If you’re prone to premature ejaculation, take care of her orally or with a toy. I’m very understanding if I don’t orgasm with a man through intercourse as long as he’s made sure I've had an orgasm through other means. If not, it’s unacceptable. My expectations are high. I expect two orgasms for every one I give him, though five-to-one is ideal. But this is about intention, not numbers. At some point you have to take responsibility for your own sexuality and sexual pleasure.
Orgasms are (or should be) the cherry on top of the sexual experience, not the goal. Despite my own high standards, sex is about intimately connecting with someone first and climaxing second. Sometimes a man won’t climax. Sometimes a woman won’t. It’s okay. What’s not okay is being selfish in bed.
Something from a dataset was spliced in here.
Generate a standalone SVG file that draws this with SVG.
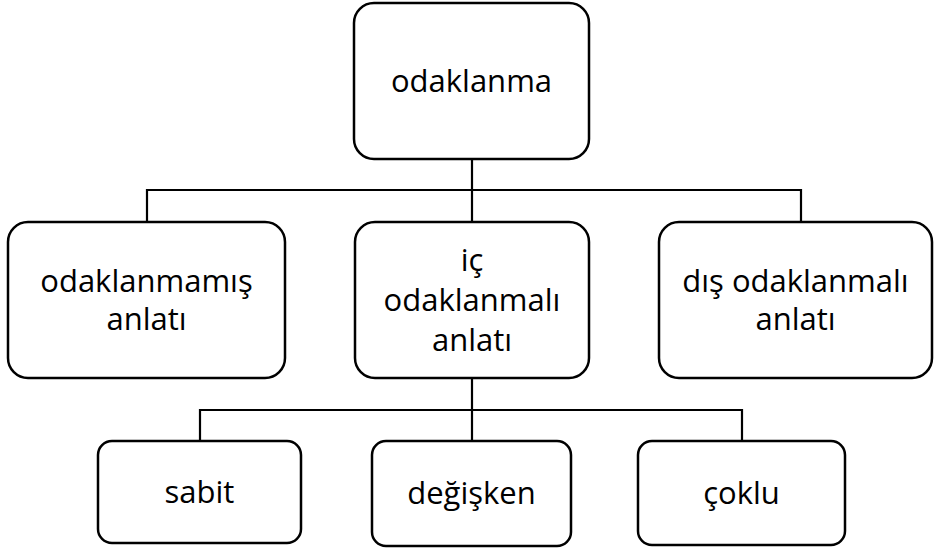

If we have problems in the bedroom, it’s probably because we’re in our heads about it when we should just let it be. It’s sex. We’ve been doing it successfully for thousands of years. Sure, it's easy to pass the blame on men, but women not doing anything about it certainly doesn't help things.
And to the rare men who are still selfish lovers in 2017: You are less of a man for not caring enough to make a woman climax. It's embarrassing. To the ladies, I’ll say this: Take charge of your orgasm. And instead of faking it, gather the courage to say, "Be willing to learn—or get the hell out of my bed."